If we were to compare the attitude of the Muslim rulers towards the minorities living under their rule during the nineteenth century – with the attitude of the Europeans and the Americans towards their minorities – I dare to say that the record of the Muslims would be much better. Professor Davison, a prominent historian of the Ottoman Empire, writes, “It might in fact have been argued that the Turks were less oppressive of their subject people than were Prussians of the Poles, the English of the Irish, or the Americans of the Negroes…There is evidence to show that in this period [i.e., late 19th century], there was emigration from independent Greece into the Ottoman Empire, since some Greeks found the Ottoman government a more indulgent master [than their own Greek government].” 

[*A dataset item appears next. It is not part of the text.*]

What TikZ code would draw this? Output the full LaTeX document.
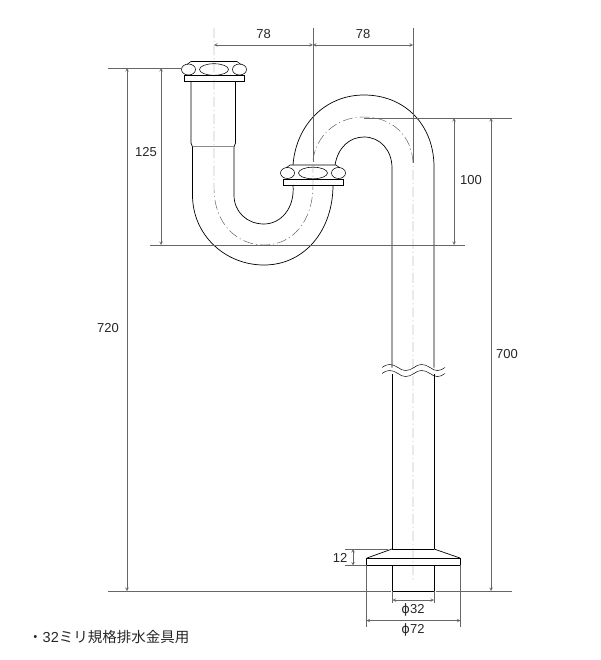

Islam faces a very formidable enemy in form of the biased media in Europe and the Americas. But look at the growth and spread of Islam in the West. In spite of all the hurdles, it is one of the fastest growing religions in the United States of America. It already has a strong presence in the United Kingdom, France, and Germany. This speaks volumes about how this religion has spread and is spreading even now.
The Path of Future
Muslims in the West must realize that the strongest response to the biased media is their own behavior and character. If they portray the correct Islamic conduct in their daily lives, then their neighbors, their co-workers, and those who know them will not believe in the negative portrayal of Islam in the media.
Imam Ja’far as-Sadiq (peace be upon him) said, “Call the people towards Islam without using your tongue.”
That is, not by words but by actions – your behavior at home, at the workplace, and in the community should be a means of defending and portraying the true image of Islam.